My first attempts at bobbin lace were on a (Staffordshire) County
Guiders' Training Day where it was one of the activities on offer - that
was in March 1984. Got home all enthusiastic, "can I have a pillow for
my birthday?" (August). Husband duly obliged (still use the rectangular
straw pillow he bought me) and I spent the money his mother gave me for
my birthday on lace books. However, pregnancy got in the way (literally)
and I couldn't get on with Amy Dawson's book on Bobbin Lace for
Beginners (I now understand that that is based on Cluny not Torchon,
and it makes sense at last!) so my pillow was put aside for five years.
In 1989, the local college advertised a "Lacemaking for Absolute
Beginners" course on Tuesday mornings, which suited well as the crèche
could take 2 year olds and my just 2 year old younger daughter wanted to
know why she couldn't go to playgroup with her big sister (they had to
be 3 to start there). In 1994 I started teaching because the owner of
our small craft shop, who understood the problems of the Dryad kit,
would only sell them to people she thought would cope but "would I help
people get off the ground?" So I joined the City & Guilds course at
Lichfield College and through that learned tatting, needlelace, tambour,
etc. over the next five years.
With our family history, I traced Mom's line back to the Devises area of
Wiltshire, and thought that was possibly why I had taken to Honiton and
Malmesbury/Bucks like duck to water... no lacemakers so far, though.

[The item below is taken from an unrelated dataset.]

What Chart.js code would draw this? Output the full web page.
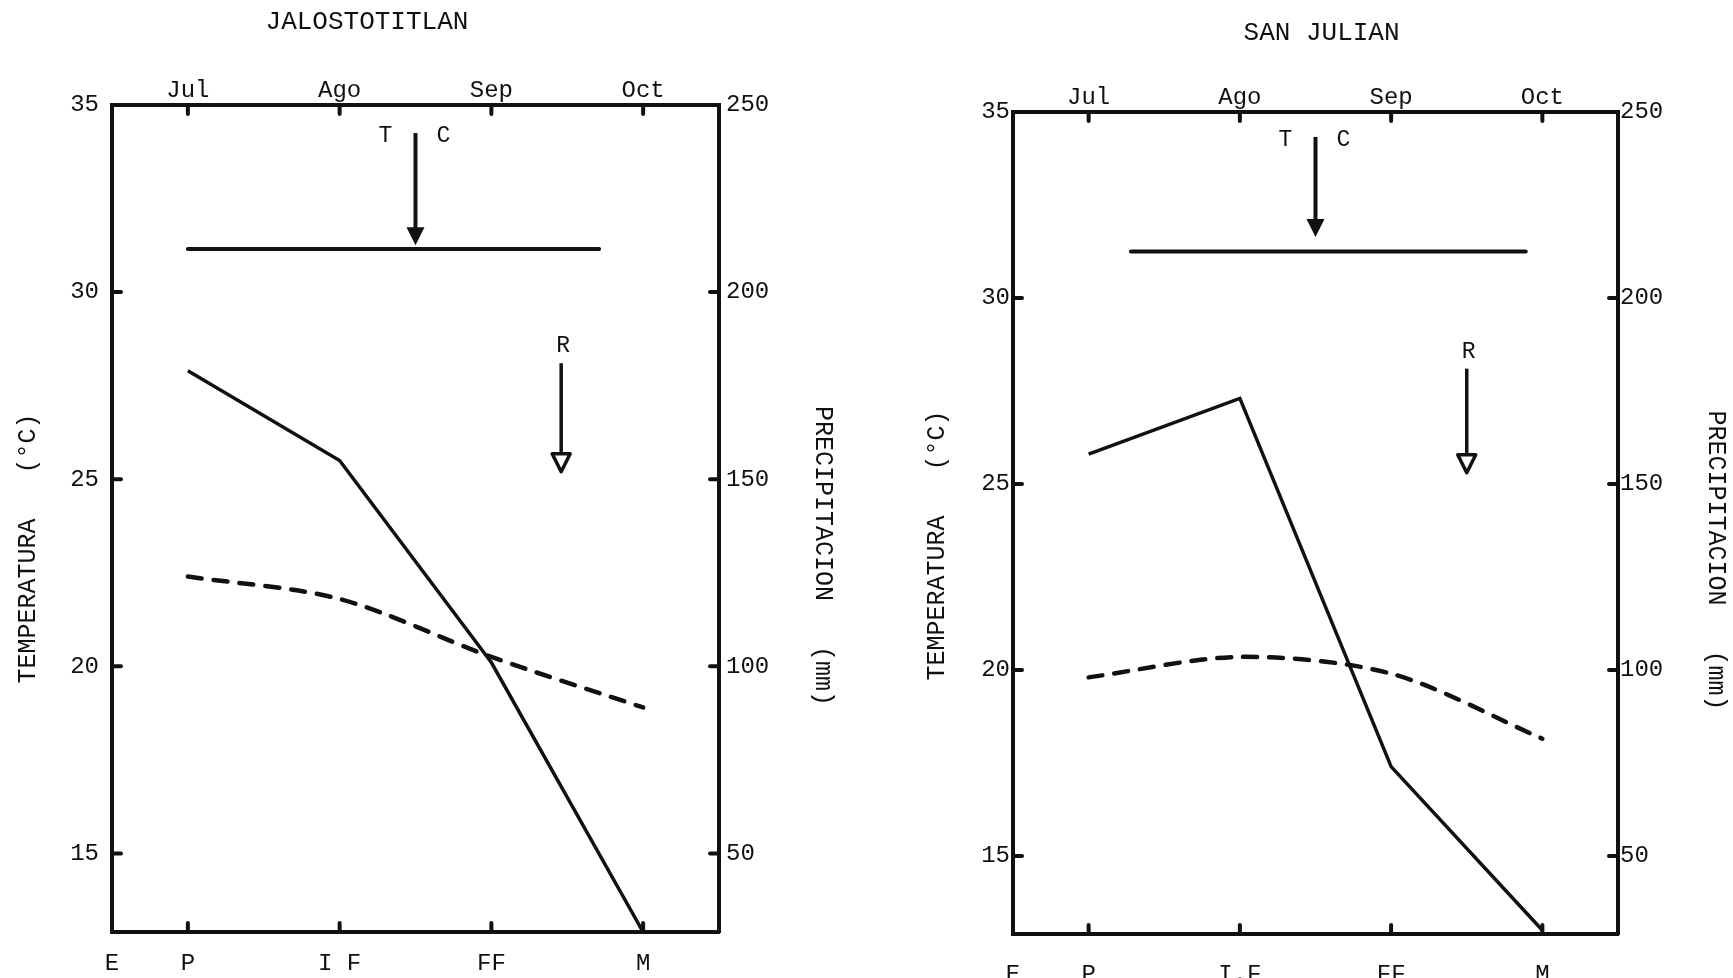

(There were some weavers, though). My maternal grandmother was wardrobe
mistress to Sir Frank Benson's Royal Shakespeare Touring Company, and
apparently a very good needlewoman (she died when I was 6). Aunts on my
father's side worked for Twilleys (who produce threads and yarns) in
Stamford. Mom taught me to sew, smock, crochet and knit, and when I
needed to learn for C&G, attempted to teach me to tat (she'd taken that
up after seeing "Amy Turtle" tatting at the beginning of "Crossroads" on
TV each evening) - I eventually picked it up from books after a lot of
frustration. I learnt needlelace first; Mom decided to try it when a
pattern for a yellow rose was put in one of the cross stitch magazines
(?Needlework) - she was 74 by then. Mom never did try bobbin lace. (She
died in August 2007 -leaving me a couple of bits of tatting and an
enigma of a piece of needlelace - of her own design, I think - to
finish).
Since then, I have discovered a lot of lacemakers in the family.
Researching my husband's line, the family which we thought was purely
Nottingham (and joked about being machine lace because his grandmother
worked in one of the lace factories) turns out to have come from
Bedfordshire, and they all married lacemakers! He also has framework
knitters on his side. So, I now say I'm a lacemaker because I married
him. (We both work with pairs, it's just that being a computer/telecoms
engineer his are colour-coded!).
One of my students, who has returned to class this week after a period
of ill health, saw lace being made in Honiton about 50 years ago and
decided she wanted to learn one day. She joined my class after her son,
who had remembered, bought her an instruction book and equipment whilst
on holiday - unfortunately for her all in German, so she decided to join
a class and learn. That was a few weeks before her 85th birthday. She
will be 89 in four weeks time.... If you want to learn something, never
give up hope!
I have also taught a teenager, who learnt quickly and from her
instinctive bobbin movements (tensioning the Honiton way without being
told to do so) I asked if there were lacemakers in her family - she
later discovered that both her aunt and grandmother had been lacemakers
- so it can be an inherited ability.
Many do decide to learn to make lace after seeing it demonstrated -
whether or not they are persuaded to have a go at the time. A friend and
I go and demonstrate lacemaking at Papercraft Shows, and know that
several of the classes in the areas concerned have gained students as a
result (did any of those ladies turn up, Maureen?). We are the
"something totally different" and in that setting, not preaching to the
converted. I think if we don't get out and demonstrate at, maybe,
non-needlecraft orientated venues, and realise that older people are far
more likely to have time to learn than trying to put yet more pressure
on the children (I suspect they have more supervised "working" hours now
than they ever did before the factory acts!) then we won't have new
people coming into the craft. Without new blood, we will gradually lose
our suppliers, and guilds - as well as those with the knowledge of how
to make lace. With the summer months coming, we need to get out and get
lacemaking seen - even if it is only a case of sitting working in the
front garden - to attract new lacemakers of whatever age. Keeping it to
the comfortable confines of club rooms with maybe a notice in a local
shop isn't going to attract many, if any at all! Demonstrating is fun -
and great motivation for those who have only just learnt the basics who
get told many times during the day how clever they are!